ステージの上にいる指揮者もオーケストラの人たちも、ムーミン愛と演奏する楽しさが溢れていて、それを感じるだけでも幸せな気分になった。ムーミンアニメの放送開始から30年以上たち、あの時の音楽が今もこうやって生き続いている。
全ての曲が終わると、客席の人たちは一斉に立ち上がった。スタンディングオベーションだ。そこにムーミンアニメの音楽をすべて作曲した白鳥澄夫さんと、人々を夢の世界に誘(いざな)ってくれた白鳥英美子さんも登場した。さらにシンセサイザーで作られた音楽をオーケストラ用にアレンジした二人、2年かけてこのコンサートを実現させた二人のプロデューサーも登場した。
僕たちの演奏、どうでしたか?と訊ねるオーケストラの演奏家たちは20代が多かった。そうか、ムーミンアニメは今の40歳くらいからずっと、この国の子どもたちが必ずといっていいくらいに通っていく道なのだ。白鳥さんも、皆の愛を感じていらっしゃって、それに気づいてもらえた演奏家たちは大喜びだった。オーケストラ用にアレンジされた譜面を手渡されたとき、瞬時に曲とアニメの場面が自分たちの頭の中で動き出したのだそう。

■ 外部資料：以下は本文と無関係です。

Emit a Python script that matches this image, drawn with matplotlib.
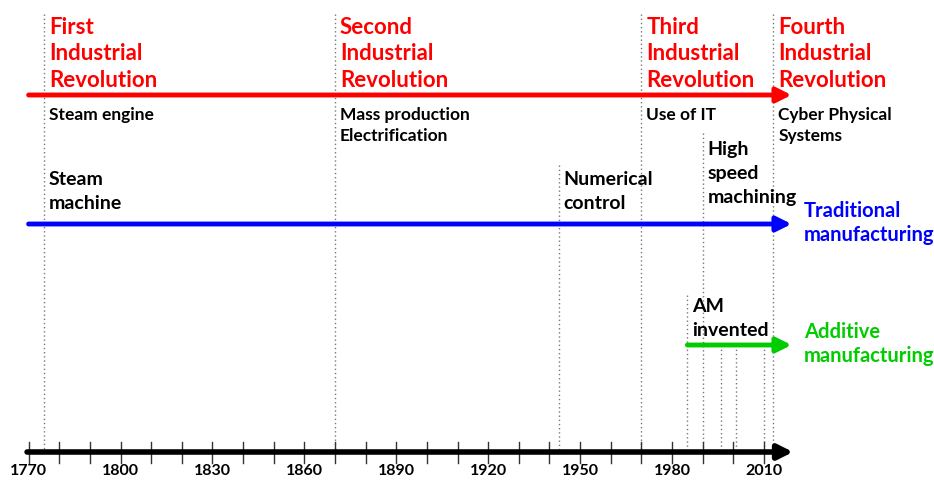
import matplotlib
matplotlib.use("Agg")
import matplotlib.pyplot as plt

# ---- data ----
rev_years = [1775, 1870, 1970, 2013]
rev_titles = ["First\nIndustrial\nRevolution", "Second\nIndustrial\nRevolution",
              "Third\nIndustrial\nRevolution", "Fourth\nIndustrial\nRevolution"]
rev_notes = ["Steam engine", "Mass production\nElectrification", "Use of IT", "Cyber Physical\nSystems"]

trad_years = [1775, 1943, 1990]
trad_labels = ["Steam\nmachine", "Numerical\ncontrol", "High\nspeed\nmachining"]

am_years = [1985, 1996, 2001, 2010]
am_labels = ["AM\ninvented", "", "", ""]

tick_years = list(range(1770, 2011, 30))
minor_years = list(range(1770, 2011, 10))
start_year, end_year = 1770, 2019

# ---- layout (pixel-based y) ----
W, H = 934, 486
px_per_year = 3.064
x0 = 28.6
fig = plt.figure(figsize=(W / 100, H / 100), dpi=100)
ax = fig.add_axes([0, 0, 1, 1])
ax.set_xlim(1770 - x0 / px_per_year, 1770 + (W - x0) / px_per_year)
ax.set_ylim(H, 0)
ax.axis("off")

FONT = ["Lato", "DejaVu Sans"]
off = 5 / px_per_year  # text offset from line in years

y_red, y_blue, y_green, y_axis = 95, 224, 345, 452
dot = dict(color="#777777", lw=1.0, ls=(0, (1, 2)), zorder=1)

# dotted lines
for yr in rev_years:
    ax.plot([yr, yr], [14, y_axis], **dot)
for yr, top in zip(trad_years[1:], [165, 133]):
    ax.plot([yr, yr], [top, y_axis], **dot)
for yr, top in zip(am_years, [295, 345, 345, 345]):
    ax.plot([yr, yr], [top, y_axis], **dot)


def arrow(x1, x2, y, color, lw=3.5, ms=22):
    ax.annotate("", xy=(x2, y), xytext=(x1, y),
                arrowprops=dict(arrowstyle="-|>", color=color, lw=lw,
                                mutation_scale=ms, shrinkA=0, shrinkB=0), zorder=3)


arrow(start_year, end_year, y_red, "#ff0000")
arrow(start_year, end_year, y_blue, "#0000ff")
arrow(am_years[0], end_year, y_green, "#00cc00")
arrow(start_year - 0.5, end_year + 0.5, y_axis, "black", lw=4)

# ticks on axis
for yr in minor_years:
    ax.plot([yr, yr], [442, 463], color="#333333", lw=1.0, zorder=2)
for yr in tick_years:
    ax.text(yr, 471, str(yr), ha="center", va="center", fontsize=11.5,
            fontweight="bold", family=["Liberation Sans Narrow", "Lato", "DejaVu Sans"])

# revolution titles & notes
for yr, t, n in zip(rev_years, rev_titles, rev_notes):
    ax.text(yr + off, 16.5, t, ha="left", va="top", color="#ff0000", fontsize=16,
            fontweight="bold", family=FONT, linespacing=1.34)
    ax.text(yr + off, 106.5, n, ha="left", va="top", color="black", fontsize=12.5,
            fontweight="bold", family=FONT, linespacing=1.45)

# traditional labels
trad_tops = [170.5, 170.5, 140.5]
for yr, t, top in zip(trad_years, trad_labels, trad_tops):
    ax.text(yr + off, top, t, ha="left", va="top", color="black", fontsize=14,
            fontweight="bold", family=FONT, linespacing=1.5)

ax.text(am_years[0] + off, 298, am_labels[0], ha="left", va="top", color="black",
        fontsize=14, fontweight="bold", family=FONT, linespacing=1.5)

ax.text(end_year + 4, 223, "Traditional\nmanufacturing", ha="left", va="center",
        color="#0000ff", fontsize=14.5, fontweight="bold", family=FONT, linespacing=1.29)
ax.text(end_year + 4, 344, "Additive\nmanufacturing", ha="left", va="center",
        color="#00cc00", fontsize=14.5, fontweight="bold", family=FONT, linespacing=1.29)

fig.savefig("out.png", dpi=100)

私の世代、つまりムーミンアニメで育った子どもたちの親世代は親世代で、音楽を聴きながら、かつて子どもを膝の上に座らせて一緒にアニメをみたときの感触や、子どもに落ち着いてもらいたいときはムーミンアニメを見せれば良かったことを思い出したりしていた。
ステージの上も客席も、会場全体がムーミン愛でいっぱいの優しい場所になっていて、それだけで泣きそうになってしまった。スクリーン上のムーミンアニメがそうだったように、会場にはいろんな見た目の様々な人たちがいて、年齢層もまちまちだった(夜だったので子どもをほとんど見かけなかったけれど)。そんなところにいると、世界はきっと平和になれる、そう信じられるのだった。